Passenger numbers at Bulgaria’s coastal airports of Varna and Burgas decreased by a combined 77% year-on-year to 287,769 in total in August, due to the coronavirus disease (COVID-19) pandemic, the owner of the airports, Germany’s Fraport Group, said.
“Fraport’s Group airports worldwide recorded a slight positive trend in August 2020, boosted by holiday air traffic. Nevertheless, the company’s international airport portfolio also continued to be impacted by the Covid-19 pandemic,” the group said in a statement earlier this month.
As of March 13, Bulgaria is in a state of emergency imposed over the virus and including travel restrictions. The state of emergency was later replaced by a state of epidemic emergency, which is expected to last until the end of November.

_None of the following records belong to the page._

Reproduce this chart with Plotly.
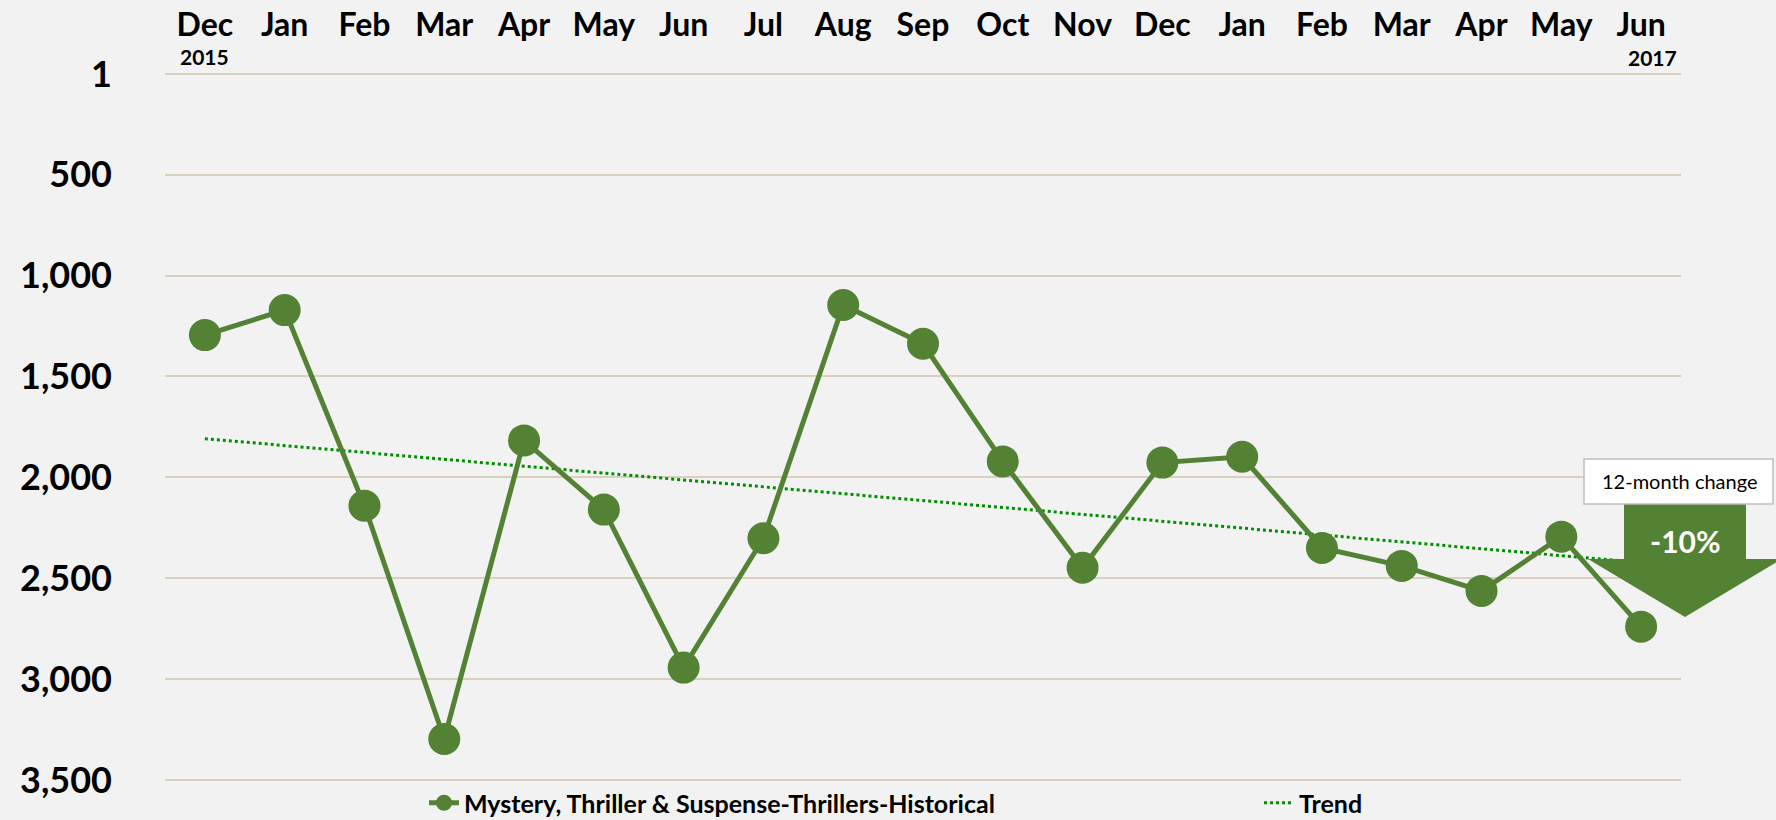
import numpy as np
import plotly.graph_objects as go

months = ["Dec", "Jan", "Feb", "Mar", "Apr", "May", "Jun", "Jul", "Aug", "Sep",
          "Oct", "Nov", "Dec", "Jan", "Feb", "Mar", "Apr", "May", "Jun"]
rank = [1295, 1171, 2141, 3297, 1817, 2160, 2943, 2302, 1146, 1338,
        1921, 2448, 1927, 1898, 2350, 2439, 2563, 2294, 2740]
y_ticks = [1, 500, 1000, 1500, 2000, 2500, 3000, 3500]
y_ticktext = ["1", "500", "1,000", "1,500", "2,000", "2,500", "3,000", "3,500"]
series_name = "Mystery, Thriller & Suspense-Thrillers-Historical"
change_label = "-10%"

x_idx = list(range(len(months)))
coef = np.polyfit(x_idx, rank, 1)
trend = np.polyval(coef, x_idx)

W, H = 1776, 820
PL, PR, PT, PB = 165, 1681, 72, 782  # plot area in page pixels
L, T = PL, PT
R, B = W - PR, H - PB
PW, PH = PR - PL, PB - PT

def px(x):
    return (x - PL) / PW

def py(y):
    return (PB - y) / PH

FONT = "Lato"
GREEN = "#548235"

fig = go.Figure()
fig.add_trace(go.Scatter(
    x=x_idx, y=trend, mode="lines", name="Trend",
    line=dict(color="#008f00", width=3, dash="3px,3px"),
    legend="legend2"))
fig.add_trace(go.Scatter(
    x=x_idx, y=rank, mode="lines+markers", name=series_name,
    line=dict(color=GREEN, width=5),
    marker=dict(color=GREEN, size=32),
    cliponaxis=False, legend="legend"))

arrow = [(1624, 504), (1746, 504), (1746, 559), (1782, 559), (1685, 617),
         (1588, 559), (1624, 559)]
path = "M " + " L ".join(f"{px(a):.5f},{py(b):.5f}" for a, b in arrow) + " Z"

fig.update_layout(
    width=W, height=H,
    margin=dict(l=L, r=R, t=T, b=B, autoexpand=False),
    paper_bgcolor="#f2f2f2", plot_bgcolor="#f2f2f2",
    font=dict(family=FONT, color="black"),
    xaxis=dict(side="top", range=[-0.5, 18.5], tickvals=x_idx, ticktext=months,
               showgrid=False, zeroline=False, showline=False, ticks="",
               tickfont=dict(family=FONT, size=32, weight="bold", color="black"),
               ticklabelstandoff=29),
    yaxis=dict(range=[3510, -9], tickvals=y_ticks, ticktext=y_ticktext,
               showgrid=True, gridcolor="#d9d1bd", gridwidth=1.5,
               zeroline=False, showline=False, ticks="",
               tickfont=dict(family=FONT, size=36, weight="bold", color="black"),
               ticklabelstandoff=52),
    showlegend=True,
    legend=dict(orientation="h", x=px(424), y=py(803), xanchor="left", yanchor="middle",
                bgcolor="rgba(0,0,0,0)",
                font=dict(family=FONT, size=25, weight="bold", color="black")),
    legend2=dict(orientation="h", x=px(1259), y=py(803), xanchor="left", yanchor="middle",
                 bgcolor="rgba(0,0,0,0)",
                 font=dict(family=FONT, size=25, weight="bold", color="black")),
    shapes=[
        dict(type="path", xref="paper", yref="paper", path=path,
             fillcolor=GREEN, line=dict(width=0), layer="above"),
        dict(type="rect", xref="paper", yref="paper",
             x0=px(1584), x1=px(1773), y0=py(504), y1=py(459),
             fillcolor="white", line=dict(color="#bfbfbf", width=1.5), layer="above"),
    ],
    annotations=[
        dict(text="2015", xref="x", yref="paper", x=0, y=py(56), showarrow=False,
             xanchor="center", yanchor="middle",
             font=dict(family=FONT, size=21, weight="bold", color="black")),
        dict(text="2017", xref="paper", yref="paper", x=px(1679), y=py(57), showarrow=False,
             xanchor="right", yanchor="middle",
             font=dict(family=FONT, size=21, weight="bold", color="black")),
        dict(text="12-month change", xref="paper", yref="paper", x=px(1680), y=py(481),
             showarrow=False, xanchor="center", yanchor="middle",
             font=dict(family=FONT, size=20, color="black")),
        dict(text=change_label, xref="paper", yref="paper", x=px(1685), y=py(541),
             showarrow=False, xanchor="center", yanchor="middle",
             font=dict(family=FONT, size=30, weight="bold", color="white")),
    ],
)

fig.write_html("out.html",
               config={"displayModeBar": False},
               post_script="document.body.style.margin='0';document.body.style.overflow='hidden';")
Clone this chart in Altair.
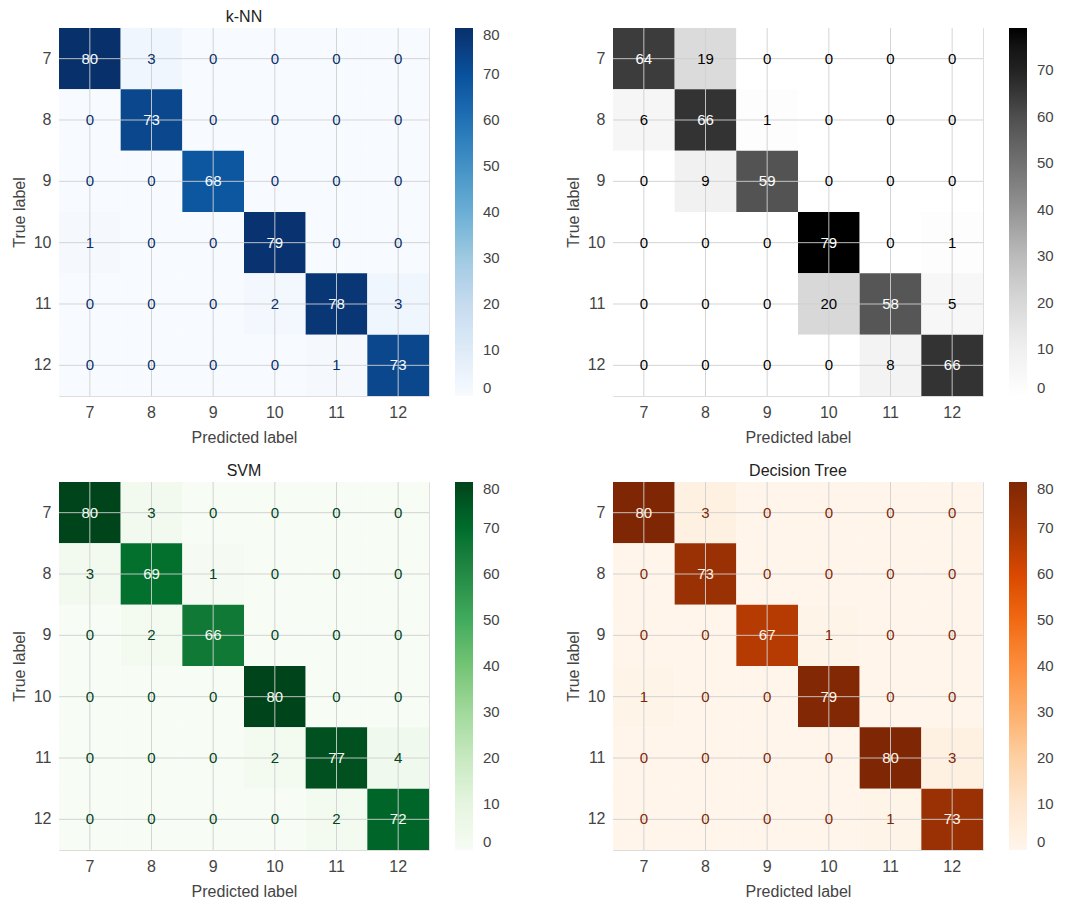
import altair as alt
import pandas as pd

labels = ["7", "8", "9", "10", "11", "12"]

knn = [
    [80, 3, 0, 0, 0, 0],
    [0, 73, 0, 0, 0, 0],
    [0, 0, 68, 0, 0, 0],
    [1, 0, 0, 79, 0, 0],
    [0, 0, 0, 2, 78, 3],
    [0, 0, 0, 0, 1, 73],
]
grey_model = [
    [64, 19, 0, 0, 0, 0],
    [6, 66, 1, 0, 0, 0],
    [0, 9, 59, 0, 0, 0],
    [0, 0, 0, 79, 0, 1],
    [0, 0, 0, 20, 58, 5],
    [0, 0, 0, 0, 8, 66],
]
svm = [
    [80, 3, 0, 0, 0, 0],
    [3, 69, 1, 0, 0, 0],
    [0, 2, 66, 0, 0, 0],
    [0, 0, 0, 80, 0, 0],
    [0, 0, 0, 2, 77, 4],
    [0, 0, 0, 0, 2, 72],
]
dtree = [
    [80, 3, 0, 0, 0, 0],
    [0, 73, 0, 0, 0, 0],
    [0, 0, 67, 1, 0, 0],
    [1, 0, 0, 79, 0, 0],
    [0, 0, 0, 0, 80, 3],
    [0, 0, 0, 0, 1, 73],
]

blues = ["#f7fbff", "#deebf7", "#c6dbef", "#9ecae1", "#6baed6", "#4292c6", "#2171b5", "#08519c", "#08306b"]
greys = ["#ffffff", "#f0f0f0", "#d9d9d9", "#bdbdbd", "#969696", "#737373", "#525252", "#252525", "#000000"]
greens = ["#f7fcf5", "#e5f5e0", "#c7e9c0", "#a1d99b", "#74c476", "#41ab5d", "#238b45", "#006d2c", "#00441b"]
oranges = ["#fff5eb", "#fee6ce", "#fdd0a2", "#fdae6b", "#fd8d3c", "#f16913", "#d94801", "#a63603", "#7f2704"]

FONT = "Liberation Sans"
W = 370
H = 368


def panel(mat, title, ramp):
    rows = []
    for i, t in enumerate(labels):
        for j, p in enumerate(labels):
            rows.append({"true": t, "pred": p, "count": mat[i][j]})
    df = pd.DataFrame(rows)
    vmax = max(max(r) for r in mat)
    thresh = vmax / 2.0
    stops = [vmax * k / (len(ramp) - 1) for k in range(len(ramp))]
    ticks = [v for v in range(0, 81, 10) if v <= vmax]

    xenc = alt.X("pred:N", sort=labels, title="Predicted label",
                 axis=alt.Axis(labelAngle=0, ticks=False, domain=False, grid=False,
                               labelFontSize=16, labelColor="#444", labelPadding=8,
                               titleFontSize=16, titleColor="#444", titleFontWeight="normal",
                               titlePadding=9, labelFont=FONT, titleFont=FONT))
    yenc = alt.Y("true:N", sort=labels, title="True label",
                 axis=alt.Axis(ticks=False, domain=False, grid=False,
                               labelFontSize=16, labelColor="#444", labelPadding=8,
                               titleFontSize=16, titleColor="#444", titleFontWeight="normal",
                               titlePadding=6, labelFont=FONT, titleFont=FONT))

    base = alt.Chart(df).encode(x=xenc, y=yenc)
    rect = base.mark_rect().encode(
        color=alt.Color("count:Q",
                        scale=alt.Scale(domain=stops, range=ramp, clamp=True),
                        title=None,
                        legend=alt.Legend(orient="right", direction="vertical",
                                          gradientLength=H, gradientThickness=18,
                                          gradientStrokeWidth=0, offset=26,
                                          values=ticks, labelFontSize=15,
                                          labelColor="#444", labelFont=FONT,
                                          labelOffset=10))
    )
    gdf_x = pd.DataFrame({"pred": labels})
    gdf_y = pd.DataFrame({"true": labels})
    vrules = alt.Chart(gdf_x).mark_rule(color="#cfcfcf", strokeWidth=1, opacity=0.9).encode(
        x=alt.X("pred:N", sort=labels))
    hrules = alt.Chart(gdf_y).mark_rule(color="#cfcfcf", strokeWidth=1, opacity=0.9).encode(
        y=alt.Y("true:N", sort=labels))
    text = base.mark_text(fontSize=15, font=FONT).encode(
        text="count:Q",
        color=alt.condition(alt.datum["count"] > thresh, alt.value(ramp[0]), alt.value(ramp[-1])),
    )
    return alt.layer(rect, vrules, hrules, text).properties(
        width=W, height=H,
        title=alt.TitleParams(title, fontSize=16, font=FONT, fontWeight="normal",
                              color="#222", offset=3),
    ).resolve_scale(color="independent")


p1 = panel(knn, "k-NN", blues)
p2 = panel(grey_model, " ", greys)
p3 = panel(svm, "SVM", greens)
p4 = panel(dtree, "Decision Tree", oranges)

top = alt.hconcat(p1, p2, spacing=63).resolve_scale(color="independent")
bottom = alt.hconcat(p3, p4, spacing=63).resolve_scale(color="independent")

chart = alt.vconcat(top, bottom, spacing=16).resolve_scale(color="independent").properties(
    padding={"left": 2, "top": 0, "right": 2, "bottom": 0}
).configure_view(stroke="#e6e6e6", strokeWidth=1).configure(background="white")

chart.save("out.html", embed_options={"renderer": "svg", "actions": False})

In February, Fraport Twin Star Airport Management, a 60/40 joint venture of Germany’s Fraport and Bulgaria’s BM Star said that it plans to invest over 12 million levs ($6.8 million/6.1 million euro) this year in the Bulgarian airports of Varna and Burgas which it operates. Fraport Twin Star Airport Management has already started a reconstruction of the apron at Burgas airport and will begin a project for expansion and rehabilitation at Varna airport, the company said back then.
Last month, the European Commission approved Bulgaria’s 4.4 million euro scheme for liquidity support of the airports in Burgas and Varna in the context of the coronavirus pandemic. The public support will take the form of a deferral of the payments of the concession fees due by Fraport Twin Star Airport Management to the Bulgarian government which owns the airports’ infrastructure, the Commission said back then.
Combined passenger traffic at the Bulgarian coastal airports was already on the decline in 2019 – it fell by 10.7% year-on-year to some 4.97 million.